**Supplied material:**
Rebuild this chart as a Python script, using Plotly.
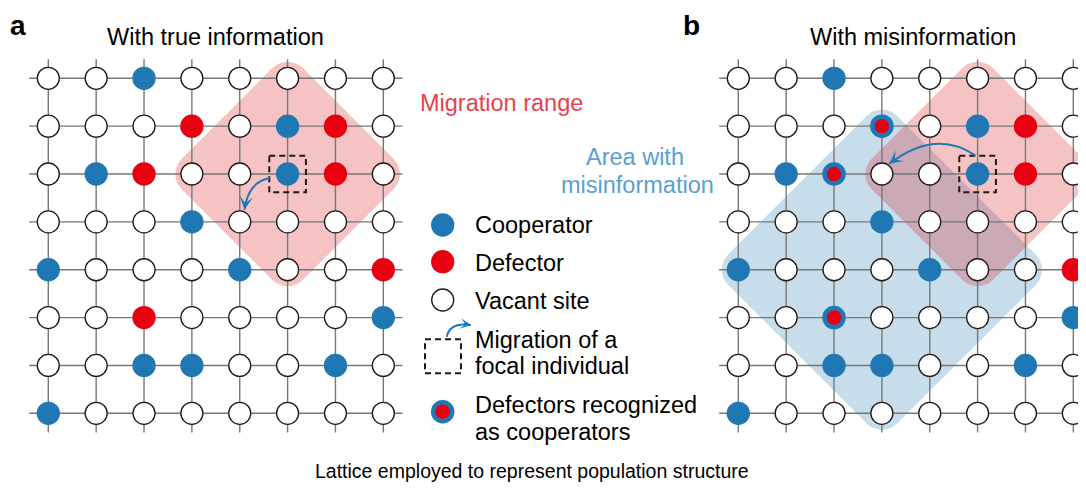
import numpy as np
import plotly.graph_objects as go

# canvas and lattice geometry (screen pixels)
W, H = 1086, 489
OFF = 8              # page body margin that the figure sits in
S = 47.86            # px between neighbouring sites
X0, Y0 = 48.3, 78.3  # pixel position of site (0, 0) in panel a
B_DX = 690 / S       # panel b offset in lattice units

# lattice states, row 0 at the top: V vacant, C cooperator, D defector
LATTICE = [
    "VVCVVVVV",
    "VVVDVCDV",
    "VCDVVCDV",
    "VVVCVVVV",
    "CVVVCVVD",
    "VVDVVVVC",
    "VVCCVVCV",
    "CVVVVVVV",
]
# defectors seen as cooperators in panel b (row, col)
RECOGNIZED_B = [(1, 3), (2, 2), (5, 2)]
FOCAL = (2, 5)
MIGRATION_REACH = 2
MISINFO_CENTER = (4, 3)
MISINFO_REACH = 3

LEGEND_LABELS = ["Cooperator", "Defector", "Vacant site",
                 "Migration of a", "focal individual",
                 "Defectors recognized", "as cooperators"]

BLUE = "#1f77b4"
RED = "#e60012"
INK = "#231815"
GRID = "#777777"
FONT = "Liberation Sans, Arial, sans-serif"

PAD = 0.345     # diamond padding beyond the outermost sites
CORNER = 0.45   # corner rounding radius


def ux(px):
    return (px - X0) / S


def uy(py):
    return (py - Y0) / S


def rounded_diamond(cx, cy, reach):
    d = reach + PAD - CORNER
    xs, ys = [], []
    for k, (vx, vy) in enumerate([(d, 0), (0, d), (-d, 0), (0, -d)]):
        a0 = -np.pi / 4 + k * np.pi / 2
        t = np.linspace(a0, a0 + np.pi / 2, 20)
        xs += list(cx + vx + CORNER * np.cos(t))
        ys += list(cy + vy + CORNER * np.sin(t))
    return xs + xs[:1], ys + ys[:1]


def site_groups(dx, recognized):
    groups = {k: ([], []) for k in "VCDR"}
    for r, row in enumerate(LATTICE):
        for c, s in enumerate(row):
            if (r, c) in recognized:
                s = "R"
            groups[s][0].append(c + dx)
            groups[s][1].append(r)
    return groups


def grid_xy(dx, n=8, ext=0.4):
    xs, ys = [], []
    for i in range(n):
        xs += [dx - ext, dx + n - 1 + ext, None]
        ys += [i, i, None]
        xs += [dx + i, dx + i, None]
        ys += [-ext, n - 1 + ext, None]
    return xs, ys


STYLE = {
    "V": dict(size=22, color="white", line=dict(color=INK, width=1.3)),
    "C": dict(size=23.3, color=BLUE, line=dict(width=0)),
    "D": dict(size=23.3, color=RED, line=dict(width=0)),
    "R": dict(size=19, color=RED, line=dict(color=BLUE, width=4.5)),
}

fig = go.Figure()

# shaded areas
mx, my = rounded_diamond(MISINFO_CENTER[1] + B_DX, MISINFO_CENTER[0], MISINFO_REACH)
fig.add_trace(go.Scatter(x=mx, y=my, mode="lines", fill="toself", line=dict(width=0),
                         fillcolor="rgba(31,119,180,0.25)", hoverinfo="skip"))
for dx in (0, B_DX):
    rx, ry = rounded_diamond(FOCAL[1] + dx, FOCAL[0], MIGRATION_REACH)
    fig.add_trace(go.Scatter(x=rx, y=ry, mode="lines", fill="toself", line=dict(width=0),
                             fillcolor="rgba(215,15,15,0.25)", hoverinfo="skip"))

# lattice lines
for dx in (0, B_DX):
    gx, gy = grid_xy(dx)
    fig.add_trace(go.Scatter(x=gx, y=gy, mode="lines", line=dict(color=GRID, width=1.4),
                             hoverinfo="skip"))

# sites
for dx, rec in ((0, []), (B_DX, RECOGNIZED_B)):
    groups = site_groups(dx, rec)
    for k, (xs, ys) in groups.items():
        if xs:
            fig.add_trace(go.Scatter(x=xs, y=ys, mode="markers", marker=STYLE[k],
                                     hoverinfo="skip"))

# legend samples
leg_x = ux(442.7)
for k, py in (("C", 225), ("D", 261.7), ("V", 300), ("R", 411.7)):
    fig.add_trace(go.Scatter(x=[leg_x], y=[uy(py)], mode="markers", marker=STYLE[k],
                             hoverinfo="skip"))

shapes = []
annotations = []

# focal dashed boxes
half = 0.383
for dx in (0, B_DX):
    fx, fy = FOCAL[1] + dx, FOCAL[0]
    shapes.append(dict(type="rect", xref="x", yref="y", x0=fx - half, x1=fx + half,
                       y0=fy - half, y1=fy + half,
                       line=dict(color=INK, width=2, dash="6px,4px")))
shapes.append(dict(type="rect", xref="x", yref="y", x0=ux(425), x1=ux(461),
                   y0=uy(339.3), y1=uy(373.3),
                   line=dict(color=INK, width=2, dash="6px,4px")))


def curved_arrow(p0, p1, p2, head=1.1):
    path = f"M {p0[0]},{p0[1]} Q {p1[0]},{p1[1]} {p2[0]},{p2[1]}"
    shapes.append(dict(type="path", xref="x", yref="y", path=path,
                       line=dict(color=BLUE, width=2)))
    v = np.array(p2) - np.array(p1)
    v = v / np.hypot(*v)
    tail = np.array(p2) - 0.18 * v
    annotations.append(dict(x=p2[0], y=p2[1], ax=tail[0], ay=tail[1], xref="x", yref="y",
                            axref="x", ayref="y", text="", showarrow=True, arrowhead=3,
                            arrowsize=head, arrowwidth=2, arrowcolor=BLUE, standoff=0))


ARROW_A = [(-0.361, 0.084), (-0.821, 0.153), (-0.901, 0.746)]
ARROW_B = [(-0.048, -0.391), (-0.884, -0.955), (-1.845, -0.213)]
for dx, pts in ((0, ARROW_A), (B_DX, ARROW_B)):
    fx, fy = FOCAL[1] + dx, FOCAL[0]
    curved_arrow(*[(fx + a, fy + b) for a, b in pts])
curved_arrow((ux(446.7), uy(336.7)), (ux(450), uy(322)), (ux(471), uy(325)), head=0.9)


def text(s, px, py, size=23.5, color="black", anchor="center"):
    # paper coordinates so that texts near the edges are never hidden
    annotations.append(dict(text=s, x=(px - OFF) / (W - OFF), y=1 - (py - OFF) / (H - OFF),
                            xref="paper", yref="paper",
                            xanchor=anchor, yanchor="middle", showarrow=False,
                            font=dict(family=FONT, size=size, color=color)))


# panel letters hang from the top edge
for letter, px in (("a", 8), ("b", 681)):
    annotations.append(dict(text=f"<b>{letter}</b>", x=(px - OFF) / (W - OFF), y=1,
                            xref="paper", yref="paper", xanchor="left", yanchor="top",
                            showarrow=False, font=dict(family=FONT, size=28, color="black")))

text("With true information", 215, 37)
text("With misinformation", 912.5, 37)
text("Migration range", 501.7, 103, color="#e8414f")
text("Area with", 634.5, 157, color="#5a9fd0")
text("misinformation", 637.5, 185, color="#5a9fd0")
for label, py in zip(LEGEND_LABELS, [225.5, 262.5, 300.5, 340, 366, 405, 431.5]):
    text(label, 472.7, py, anchor="left")
text("Lattice employed to represent population structure", 531.5, 471, size=19.5)

fig.update_layout(
    width=W - OFF, height=H - OFF,
    margin=dict(l=0, r=0, t=0, b=0),
    paper_bgcolor="white", plot_bgcolor="white",
    showlegend=False,
    xaxis=dict(range=[ux(OFF), ux(W)], visible=False, fixedrange=True),
    yaxis=dict(range=[uy(H), uy(OFF)], visible=False, fixedrange=True),
    shapes=shapes,
    annotations=annotations,
)

fig.write_html("out.html")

**Short task:**
Would you return the data exactly as written, without the pictures?

**Answer for the task:**
Rebuild this chart as a Python script, using Plotly.
import numpy as np
import plotly.graph_objects as go

# canvas and lattice geometry (screen pixels)
W, H = 1086, 489
OFF = 8              # page body margin that the figure sits in
S = 47.86            # px between neighbouring sites
X0, Y0 = 48.3, 78.3  # pixel position of site (0, 0) in panel a
B_DX = 690 / S       # panel b offset in lattice units

# lattice states, row 0 at the top: V vacant, C cooperator, D defector
LATTICE = [
    "VVCVVVVV",
    "VVVDVCDV",
    "VCDVVCDV",
    "VVVCVVVV",
    "CVVVCVVD",
    "VVDVVVVC",
    "VVCCVVCV",
    "CVVVVVVV",
]
# defectors seen as cooperators in panel b (row, col)
RECOGNIZED_B = [(1, 3), (2, 2), (5, 2)]
FOCAL = (2, 5)
MIGRATION_REACH = 2
MISINFO_CENTER = (4, 3)
MISINFO_REACH = 3

LEGEND_LABELS = ["Cooperator", "Defector", "Vacant site",
                 "Migration of a", "focal individual",
                 "Defectors recognized", "as cooperators"]

BLUE = "#1f77b4"
RED = "#e60012"
INK = "#231815"
GRID = "#777777"
FONT = "Liberation Sans, Arial, sans-serif"

PAD = 0.345     # diamond padding beyond the outermost sites
CORNER = 0.45   # corner rounding radius


def ux(px):
    return (px - X0) / S


def uy(py):
    return (py - Y0) / S


def rounded_diamond(cx, cy, reach):
    d = reach + PAD - CORNER
    xs, ys = [], []
    for k, (vx, vy) in enumerate([(d, 0), (0, d), (-d, 0), (0, -d)]):
        a0 = -np.pi / 4 + k * np.pi / 2
        t = np.linspace(a0, a0 + np.pi / 2, 20)
        xs += list(cx + vx + CORNER * np.cos(t))
        ys += list(cy + vy + CORNER * np.sin(t))
    return xs + xs[:1], ys + ys[:1]


def site_groups(dx, recognized):
    groups = {k: ([], []) for k in "VCDR"}
    for r, row in enumerate(LATTICE):
        for c, s in enumerate(row):
            if (r, c) in recognized:
                s = "R"
            groups[s][0].append(c + dx)
            groups[s][1].append(r)
    return groups


def grid_xy(dx, n=8, ext=0.4):
    xs, ys = [], []
    for i in range(n):
        xs += [dx - ext, dx + n - 1 + ext, None]
        ys += [i, i, None]
        xs += [dx + i, dx + i, None]
        ys += [-ext, n - 1 + ext, None]
    return xs, ys


STYLE = {
    "V": dict(size=22, color="white", line=dict(color=INK, width=1.3)),
    "C": dict(size=23.3, color=BLUE, line=dict(width=0)),
    "D": dict(size=23.3, color=RED, line=dict(width=0)),
    "R": dict(size=19, color=RED, line=dict(color=BLUE, width=4.5)),
}

fig = go.Figure()

# shaded areas
mx, my = rounded_diamond(MISINFO_CENTER[1] + B_DX, MISINFO_CENTER[0], MISINFO_REACH)
fig.add_trace(go.Scatter(x=mx, y=my, mode="lines", fill="toself", line=dict(width=0),
                         fillcolor="rgba(31,119,180,0.25)", hoverinfo="skip"))
for dx in (0, B_DX):
    rx, ry = rounded_diamond(FOCAL[1] + dx, FOCAL[0], MIGRATION_REACH)
    fig.add_trace(go.Scatter(x=rx, y=ry, mode="lines", fill="toself", line=dict(width=0),
                             fillcolor="rgba(215,15,15,0.25)", hoverinfo="skip"))

# lattice lines
for dx in (0, B_DX):
    gx, gy = grid_xy(dx)
    fig.add_trace(go.Scatter(x=gx, y=gy, mode="lines", line=dict(color=GRID, width=1.4),
                             hoverinfo="skip"))

# sites
for dx, rec in ((0, []), (B_DX, RECOGNIZED_B)):
    groups = site_groups(dx, rec)
    for k, (xs, ys) in groups.items():
        if xs:
            fig.add_trace(go.Scatter(x=xs, y=ys, mode="markers", marker=STYLE[k],
                                     hoverinfo="skip"))

# legend samples
leg_x = ux(442.7)
for k, py in (("C", 225), ("D", 261.7), ("V", 300), ("R", 411.7)):
    fig.add_trace(go.Scatter(x=[leg_x], y=[uy(py)], mode="markers", marker=STYLE[k],
                             hoverinfo="skip"))

shapes = []
annotations = []

# focal dashed boxes
half = 0.383
for dx in (0, B_DX):
    fx, fy = FOCAL[1] + dx, FOCAL[0]
    shapes.append(dict(type="rect", xref="x", yref="y", x0=fx - half, x1=fx + half,
                       y0=fy - half, y1=fy + half,
                       line=dict(color=INK, width=2, dash="6px,4px")))
shapes.append(dict(type="rect", xref="x", yref="y", x0=ux(425), x1=ux(461),
                   y0=uy(339.3), y1=uy(373.3),
                   line=dict(color=INK, width=2, dash="6px,4px")))


def curved_arrow(p0, p1, p2, head=1.1):
    path = f"M {p0[0]},{p0[1]} Q {p1[0]},{p1[1]} {p2[0]},{p2[1]}"
    shapes.append(dict(type="path", xref="x", yref="y", path=path,
                       line=dict(color=BLUE, width=2)))
    v = np.array(p2) - np.array(p1)
    v = v / np.hypot(*v)
    tail = np.array(p2) - 0.18 * v
    annotations.append(dict(x=p2[0], y=p2[1], ax=tail[0], ay=tail[1], xref="x", yref="y",
                            axref="x", ayref="y", text="", showarrow=True, arrowhead=3,
                            arrowsize=head, arrowwidth=2, arrowcolor=BLUE, standoff=0))


ARROW_A = [(-0.361, 0.084), (-0.821, 0.153), (-0.901, 0.746)]
ARROW_B = [(-0.048, -0.391), (-0.884, -0.955), (-1.845, -0.213)]
for dx, pts in ((0, ARROW_A), (B_DX, ARROW_B)):
    fx, fy = FOCAL[1] + dx, FOCAL[0]
    curved_arrow(*[(fx + a, fy + b) for a, b in pts])
curved_arrow((ux(446.7), uy(336.7)), (ux(450), uy(322)), (ux(471), uy(325)), head=0.9)


def text(s, px, py, size=23.5, color="black", anchor="center"):
    # paper coordinates so that texts near the edges are never hidden
    annotations.append(dict(text=s, x=(px - OFF) / (W - OFF), y=1 - (py - OFF) / (H - OFF),
                            xref="paper", yref="paper",
                            xanchor=anchor, yanchor="middle", showarrow=False,
                            font=dict(family=FONT, size=size, color=color)))


# panel letters hang from the top edge
for letter, px in (("a", 8), ("b", 681)):
    annotations.append(dict(text=f"<b>{letter}</b>", x=(px - OFF) / (W - OFF), y=1,
                            xref="paper", yref="paper", xanchor="left", yanchor="top",
                            showarrow=False, font=dict(family=FONT, size=28, color="black")))

text("With true information", 215, 37)
text("With misinformation", 912.5, 37)
text("Migration range", 501.7, 103, color="#e8414f")
text("Area with", 634.5, 157, color="#5a9fd0")
text("misinformation", 637.5, 185, color="#5a9fd0")
for label, py in zip(LEGEND_LABELS, [225.5, 262.5, 300.5, 340, 366, 405, 431.5]):
    text(label, 472.7, py, anchor="left")
text("Lattice employed to represent population structure", 531.5, 471, size=19.5)

fig.update_layout(
    width=W - OFF, height=H - OFF,
    margin=dict(l=0, r=0, t=0, b=0),
    paper_bgcolor="white", plot_bgcolor="white",
    showlegend=False,
    xaxis=dict(range=[ux(OFF), ux(W)], visible=False, fixedrange=True),
    yaxis=dict(range=[uy(H), uy(OFF)], visible=False, fixedrange=True),
    shapes=shapes,
    annotations=annotations,
)

fig.write_html("out.html")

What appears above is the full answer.